April 19, 2011

U.S. Health Care 'Average at Best,' Poll Finds

Philanthropy News Digest   ·  Link to Article

From the Philanthropy News Digest:

U.S. Health Care 'Average at Best,' Poll Finds (4/13/11)

According to a new poll conducted by the Harvard School of Public  Health ( http://www.hsph.harvard.edu/ ), a majority of Americans  believe the quality of health care in the United States is average at best.
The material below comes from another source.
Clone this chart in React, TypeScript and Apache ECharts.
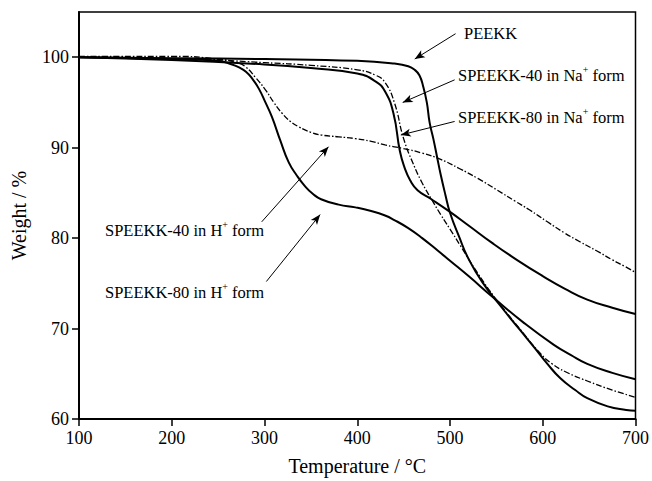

Presented on Tuesday at the American Hospital Association's  annual membership meeting in Washington, D.C., the Robert Wood  Johnson Foundation-commissioned poll of 1,034 adults 18 or older  found that 55 percent of Americans give the quality of health  care in the U.S. a barely passing grade -- either a C or D on a  standard report card scale -- while more than one in ten give  it an F. The poll also found that nearly half (47 percent) of  the respondents give the quality of hospital care a grade of C,  D, or F.

At the same time, many consumers think more highly of their own  health care than they do about the healthcare system in general.

Across the board, respondents ranked the quality of the health  care and hospital care they receive as better than what they  think the country as a whole receives. In addition, the poll  found a sharp difference by income when it came to respondents' perception of the quality of the health care they receive, with  more than four in ten (43 percent) of those with household incomes under $50,000 rating the quality of their health care a  C, D, or F, while only one in five Americans (21 percent) with  household incomes of $50,000 or above rating it a C, D, or F.

"The poll is a wake-up call for payers and the healthcare industry, both of which have been working steadily to improve the  quality of care, but need to kick their efforts into overdrive  toward accountability," said RWJF president and CEO Risa Lavizzo-Mourey. "American health care faces a crisis in quality. There  is a dangerous divide between the potential for the high level  of quality care that our health system promises, and the uneven  quality that it actually delivers. Clearly, consumers are aware  of it. There are too many errors, too much misuse of medical  treatments, and, too often, poorly coordinated care among a  patient's different health care providers."

 "When It Comes to Quality, New Poll Shows Americans Give U.S.

 Health Care Low Grades." Robert Wood Johnson Foundation Press  Release 4/12/11.